Problem description: Do not repeat pictures. Repeat exactly the lines of the listing below from its first line through the line with "const uf100Flux = [47.3, 41.4, 36.6, 33.1, 28.9, 26.0, 21.9];".

Material provided:
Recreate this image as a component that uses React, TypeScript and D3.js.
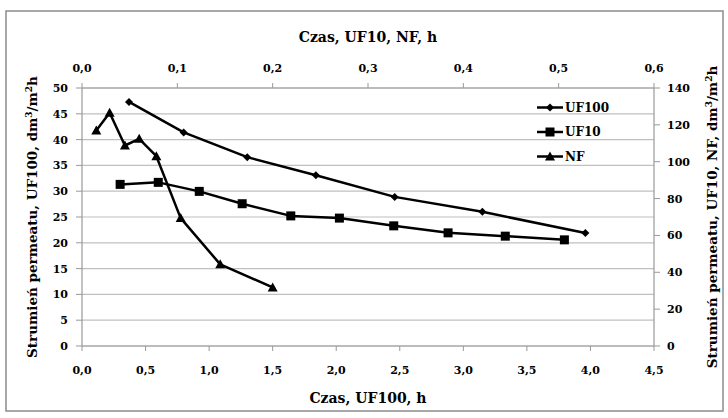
import React from 'react';
import { scaleLinear, line } from 'd3';

// UF100: bottom axis (h) vs left axis
const uf100Time = [0.37, 0.8, 1.3, 1.84, 2.46, 3.15, 3.96];
const uf100Flux = [47.3, 41.4, 36.6, 33.1, 28.9, 26.0, 21.9];

// UF10: top axis (h) vs right axis
const uf10Time = [0.04, 0.08, 0.123, 0.168, 0.219, 0.27, 0.327, 0.384, 0.444, 0.506];
const uf10Flux = [87.7, 88.8, 83.9, 77.2, 70.6, 69.4, 65.2, 61.4, 59.6, 57.6];

// NF: top axis (h) vs right axis
const nfTime = [0.015, 0.029, 0.045, 0.06, 0.078, 0.1035, 0.145, 0.2];
const nfFlux = [116.9, 126.6, 108.8, 112.4, 103.0, 69.4, 44.3, 31.8];

const bottomTicks = [0, 0.5, 1, 1.5, 2, 2.5, 3, 3.5, 4, 4.5];
const topTicks = [0, 0.1, 0.2, 0.3, 0.4, 0.5, 0.6];
const leftTicks = [0, 5, 10, 15, 20, 25, 30, 35, 40, 45, 50];
const rightTicks = [0, 20, 40, 60, 80, 100, 120, 140];
const seriesNames = ['UF100', 'UF10', 'NF'];

const W = 728, H = 418;
const left = 82, right = 654, top = 88, bottom = 346;
const font = "'DejaVu Serif', serif";

const fmt = (v: number, d: number) => v.toFixed(d).replace('.', ',');

function Marker({ kind, x, y }: { kind: string; x: number; y: number }) {
  if (kind === 'UF100') {
    const r = 4;
    return <path d={`M${x},${y - r}L${x + r},${y}L${x},${y + r}L${x - r},${y}Z`} fill="#000" />;
  }
  if (kind === 'UF10') {
    return <rect x={x - 4.5} y={y - 4.5} width={9} height={9} fill="#000" />;
  }
  return <path d={`M${x},${y - 5}L${x + 5},${y + 4}L${x - 5},${y + 4}Z`} fill="#000" />;
}

function T(props: any) {
  return <text style={{ fontFamily: font, fontWeight: 700 }} fill="#000" {...props} />;
}

export default function App() {
  const xBottom = scaleLinear().domain([0, 4.5]).range([left, right]);
  const xTop = scaleLinear().domain([0, 0.6]).range([left, right]);
  const yLeft = scaleLinear().domain([0, 50]).range([bottom, top]);
  const yRight = scaleLinear().domain([0, 140]).range([bottom, top]);

  const series = [
    { name: 'UF100', pts: uf100Time.map((t, i) => [xBottom(t), yLeft(uf100Flux[i])] as [number, number]) },
    { name: 'UF10', pts: uf10Time.map((t, i) => [xTop(t), yRight(uf10Flux[i])] as [number, number]) },
    { name: 'NF', pts: nfTime.map((t, i) => [xTop(t), yRight(nfFlux[i])] as [number, number]) },
  ];
  const path = line();

  return (
    <div style={{ position: 'fixed', left: 0, top: 0 }}>
      <svg width={W} height={H} style={{ display: 'block' }}>
        <rect x={0} y={0} width={W} height={H} fill="#fff" />
        <rect x={6} y={11} width={717} height={400} fill="none" stroke="#8c8c8c" strokeWidth={1.5} />

        {/* gridlines */}
        {leftTicks.map(t => (
          <line key={'g' + t} x1={left} x2={right} y1={yLeft(t)} y2={yLeft(t)} stroke="#c0c0c0" strokeWidth={1.2} />
        ))}

        {/* axis lines */}
        <line x1={left} x2={left} y1={top} y2={bottom} stroke="#999" strokeWidth={1.2} />
        <line x1={right} x2={right} y1={top} y2={bottom} stroke="#999" strokeWidth={1.2} />
        <line x1={left} x2={right} y1={bottom} y2={bottom} stroke="#999" strokeWidth={1.2} />
        <line x1={left} x2={right} y1={top} y2={top} stroke="#999" strokeWidth={1.2} />

        {/* left axis */}
        {leftTicks.map(t => (
          <g key={'l' + t}>
            <line x1={left - 6} x2={left} y1={yLeft(t)} y2={yLeft(t)} stroke="#999" />
            <T x={68} y={yLeft(t)} dy="0.36em" textAnchor="end" fontSize={11}>{t}</T>
          </g>
        ))}
        {/* right axis */}
        {rightTicks.map(t => (
          <g key={'r' + t}>
            <line x1={right} x2={right + 6} y1={yRight(t)} y2={yRight(t)} stroke="#999" />
            <T x={667} y={yRight(t)} dy="0.36em" textAnchor="start" fontSize={11}>{t}</T>
          </g>
        ))}
        {/* bottom axis */}
        {bottomTicks.map(t => (
          <g key={'b' + t}>
            <line x1={xBottom(t)} x2={xBottom(t)} y1={bottom} y2={bottom + 5} stroke="#999" />
            <T x={xBottom(t)} y={374} textAnchor="middle" fontSize={11}>{fmt(t, 1)}</T>
          </g>
        ))}
        {/* top axis */}
        {topTicks.map(t => (
          <g key={'t' + t}>
            <line x1={xTop(t)} x2={xTop(t)} y1={top - 5} y2={top} stroke="#999" />
            <T x={xTop(t)} y={72} textAnchor="middle" fontSize={11}>{fmt(t, 1)}</T>
          </g>
        ))}

        {/* axis titles */}
        <T x={(left + right) / 2} y={403} textAnchor="middle" fontSize={14}>Czas, UF100, h</T>
        <T x={(left + right) / 2} y={42} textAnchor="middle" fontSize={14}>Czas, UF10, NF, h</T>
        <T transform={`translate(37,${(top + bottom) / 2}) rotate(-90)`} textAnchor="middle" fontSize={13.5}>
          Strumień permeatu, UF100, dm<tspan fontSize={9} dy={-5}>3</tspan><tspan dy={5}>/m</tspan>
          <tspan fontSize={9} dy={-5}>2</tspan><tspan dy={5}>h</tspan>
        </T>
        <T transform={`translate(717,${(top + bottom) / 2}) rotate(-90)`} textAnchor="middle" fontSize={13.5}>
          Strumień permeatu, UF10, NF, dm<tspan fontSize={9} dy={-5}>3</tspan><tspan dy={5}>/m</tspan>
          <tspan fontSize={9} dy={-5}>2</tspan><tspan dy={5}>h</tspan>
        </T>

        {/* series */}
        {series.map(s => (
          <g key={s.name}>
            <path d={path(s.pts) || ''} fill="none" stroke="#000" strokeWidth={2.5} strokeLinejoin="round" />
            {s.pts.map((p, i) => <Marker key={i} kind={s.name} x={p[0]} y={p[1]} />)}
          </g>
        ))}

        {/* legend */}
        {seriesNames.map((n, i) => {
          const ly = 107.5 + i * 24.5;
          return (
            <g key={'lg' + n}>
              <line x1={537} x2={563} y1={ly} y2={ly} stroke="#000" strokeWidth={2.5} />
              <Marker kind={n} x={550} y={ly} />
              <T x={565} y={ly} dy="0.36em" fontSize={12}>{n}</T>
            </g>
          );
        })}
      </svg>
    </div>
  );
}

Written answer:
Recreate this image as a component that uses React, TypeScript and D3.js.
import React from 'react';
import { scaleLinear, line } from 'd3';

// UF100: bottom axis (h) vs left axis
const uf100Time = [0.37, 0.8, 1.3, 1.84, 2.46, 3.15, 3.96];
const uf100Flux = [47.3, 41.4, 36.6, 33.1, 28.9, 26.0, 21.9];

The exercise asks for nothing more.